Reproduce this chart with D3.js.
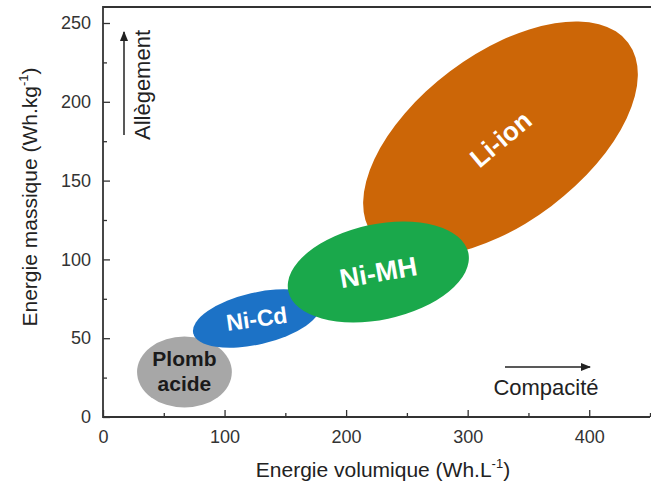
<!DOCTYPE html>
<html><head><meta charset="utf-8">
<script src="https://cdn.jsdelivr.net/npm/d3@7"></script>
<style>
body{margin:0;background:#fff;}
text{font-family:"Liberation Sans",Arial,sans-serif;}
</style></head>
<body><svg id="c" width="651" height="486"></svg>
<script>
// ---- data ----
const technologies = ["Plomb acide", "Ni-Cd", "Ni-MH", "Li-ion"];
// extents of each domain (Wh.L-1 and Wh.kg-1)
const volMin  = [28, 74, 152, 214];
const volMax  = [106, 179, 301, 440];
const massMin = [6, 44, 60, 102];
const massMax = [51, 81, 124, 251];
const xTicks = [0, 100, 200, 300, 400];
const yTicks = [0, 50, 100, 150, 200, 250];
const xMinor = [50, 150, 250, 350, 450];
const yMinor = [25, 75, 125, 175, 225];

// ---- styles ----
const fills = ["#a7a7a7", "#1c72c6", "#1aa84b", "#cc6607"];
const tilt  = [0, 13, 12, 37];
const labelColor = ["#1a1a1a", "#fff", "#fff", "#fff"];
const labelSize = [21, 23, 27, 26];
const labelRot = [0, -8, -10, -40];
const drawOrder = [3, 0, 1, 2];

const svg = d3.select("#c");
const x = d3.scaleLinear().domain([0, 450]).range([103, 650]);
const y = d3.scaleLinear().domain([0, 250]).range([417, 23]);
const yTop = 7;

const g = svg.append("g");
drawOrder.forEach(i => {
  const x0 = x(volMin[i]), x1 = x(volMax[i]);
  const y0 = y(massMax[i]), y1 = y(massMin[i]);
  const cx = (x0 + x1) / 2, cy = (y0 + y1) / 2;
  const hw = (x1 - x0) / 2, hh = (y1 - y0) / 2;
  const th = tilt[i] * Math.PI / 180;
  let a, b;
  if (tilt[i] === 0) { a = hw; b = hh; }
  else {
    const s = (hw*hw + hh*hh) / 2, d = (hw*hw - hh*hh) / (2 * Math.cos(2*th));
    a = Math.sqrt(s + d); b = Math.sqrt(Math.max(s - d, 1));
  }
  g.append("ellipse")
    .attr("transform", `translate(${cx},${cy}) rotate(${-tilt[i]})`)
    .attr("rx", a).attr("ry", b).attr("fill", fills[i]);
});

// labels
technologies.forEach((t, i) => {
  const cx = (x(volMin[i]) + x(volMax[i])) / 2;
  const cy = (y(massMax[i]) + y(massMin[i])) / 2;
  const txt = g.append("text")
    .attr("transform", `translate(${cx},${cy}) rotate(${labelRot[i]})`)
    .attr("text-anchor", "middle")
    .attr("font-weight", "bold")
    .attr("font-size", labelSize[i])
    .attr("fill", labelColor[i]);
  const words = t.split(" ");
  if (words.length === 2) {
    txt.append("tspan").attr("x", 0).attr("y", -6).text(words[0]);
    txt.append("tspan").attr("x", 0).attr("y", 19).text(words[1]);
  } else {
    txt.attr("dy", "0.36em").text(t);
  }
});

// axes
const axisColor = "#333";
const xAxis = svg.append("g").attr("transform", `translate(0,${y(0)})`)
  .call(d3.axisBottom(x).tickValues(xTicks).tickSizeInner(-7).tickSizeOuter(0).tickPadding(13));
const yAxis = svg.append("g").attr("transform", `translate(${x(0)},0)`)
  .call(d3.axisLeft(y).tickValues(yTicks).tickSizeInner(-7).tickSizeOuter(0).tickPadding(12));
[xAxis, yAxis].forEach(ax => {
  ax.select(".domain").remove();
  ax.selectAll("line").attr("stroke", axisColor).attr("stroke-width", 1.3);
  ax.selectAll("text").attr("font-size", 18).attr("fill", "#333")
    .style("font-family", "'Liberation Sans',Arial,sans-serif");
});
svg.append("g").attr("transform", `translate(0,${y(0)})`)
  .call(d3.axisBottom(x).tickValues(xMinor).tickSizeInner(-4).tickSizeOuter(0).tickFormat(""))
  .call(a => { a.select(".domain").remove(); a.selectAll("line").attr("stroke", axisColor).attr("stroke-width", 1.3); });
svg.append("g").attr("transform", `translate(${x(0)},0)`)
  .call(d3.axisLeft(y).tickValues(yMinor).tickSizeInner(-4).tickSizeOuter(0).tickFormat(""))
  .call(a => { a.select(".domain").remove(); a.selectAll("line").attr("stroke", axisColor).attr("stroke-width", 1.3); });

// frame lines
svg.append("path")
  .attr("d", `M${x(450)},${y(0)}H${x(0)}V${yTop}H651`)
  .attr("fill", "none").attr("stroke", axisColor).attr("stroke-width", 1.8);

// axis titles
const xt = svg.append("text").attr("x", 383).attr("y", 477).attr("text-anchor", "middle")
  .attr("font-size", 21).attr("fill", "#222");
xt.append("tspan").text("Energie volumique (Wh.L");
xt.append("tspan").attr("font-size", 13).attr("dy", -9).text("-1");
xt.append("tspan").attr("dy", 9).text(")");

const yt = svg.append("text").attr("transform", "translate(37,197) rotate(-90)")
  .attr("text-anchor", "middle").attr("font-size", 21).attr("fill", "#222");
yt.append("tspan").text("Energie massique (Wh.kg");
yt.append("tspan").attr("font-size", 13).attr("dy", -9).text("-1");
yt.append("tspan").attr("dy", 9).text(")");

// annotation arrows
svg.append("defs").append("marker").attr("id", "ah")
  .attr("viewBox", "0 0 10 10").attr("refX", 9).attr("refY", 5)
  .attr("markerWidth", 7).attr("markerHeight", 7).attr("orient", "auto")
  .append("path").attr("d", "M0,1L10,5L0,9Z").attr("fill", "#222");
svg.append("line").attr("x1", 124).attr("y1", 135).attr("x2", 124).attr("y2", 32)
  .attr("stroke", "#222").attr("stroke-width", 1.5).attr("marker-end", "url(#ah)");
svg.append("text").attr("transform", "translate(150,85) rotate(-90)")
  .attr("text-anchor", "middle").attr("font-size", 22).attr("fill", "#222").text("Allègement");
svg.append("line").attr("x1", 505).attr("y1", 367).attr("x2", 590).attr("y2", 367)
  .attr("stroke", "#222").attr("stroke-width", 1.5).attr("marker-end", "url(#ah)");
svg.append("text").attr("x", 546).attr("y", 395).attr("text-anchor", "middle")
  .attr("font-size", 22).attr("fill", "#222").text("Compacité");
</script></body></html>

____

» **WORK TO COMPLETE**: Output exactly the span of lines from the top of the listing through the line holding "const yMinor = [25, 75, 125, 175, 225];", and leave every picture out.

» **FINAL RESULT**:
Reproduce this chart with D3.js.
<!DOCTYPE html>
<html><head><meta charset="utf-8">
<script src="https://cdn.jsdelivr.net/npm/d3@7"></script>
<style>
body{margin:0;background:#fff;}
text{font-family:"Liberation Sans",Arial,sans-serif;}
</style></head>
<body><svg id="c" width="651" height="486"></svg>
<script>
// ---- data ----
const technologies = ["Plomb acide", "Ni-Cd", "Ni-MH", "Li-ion"];
// extents of each domain (Wh.L-1 and Wh.kg-1)
const volMin  = [28, 74, 152, 214];
const volMax  = [106, 179, 301, 440];
const massMin = [6, 44, 60, 102];
const massMax = [51, 81, 124, 251];
const xTicks = [0, 100, 200, 300, 400];
const yTicks = [0, 50, 100, 150, 200, 250];
const xMinor = [50, 150, 250, 350, 450];
const yMinor = [25, 75, 125, 175, 225];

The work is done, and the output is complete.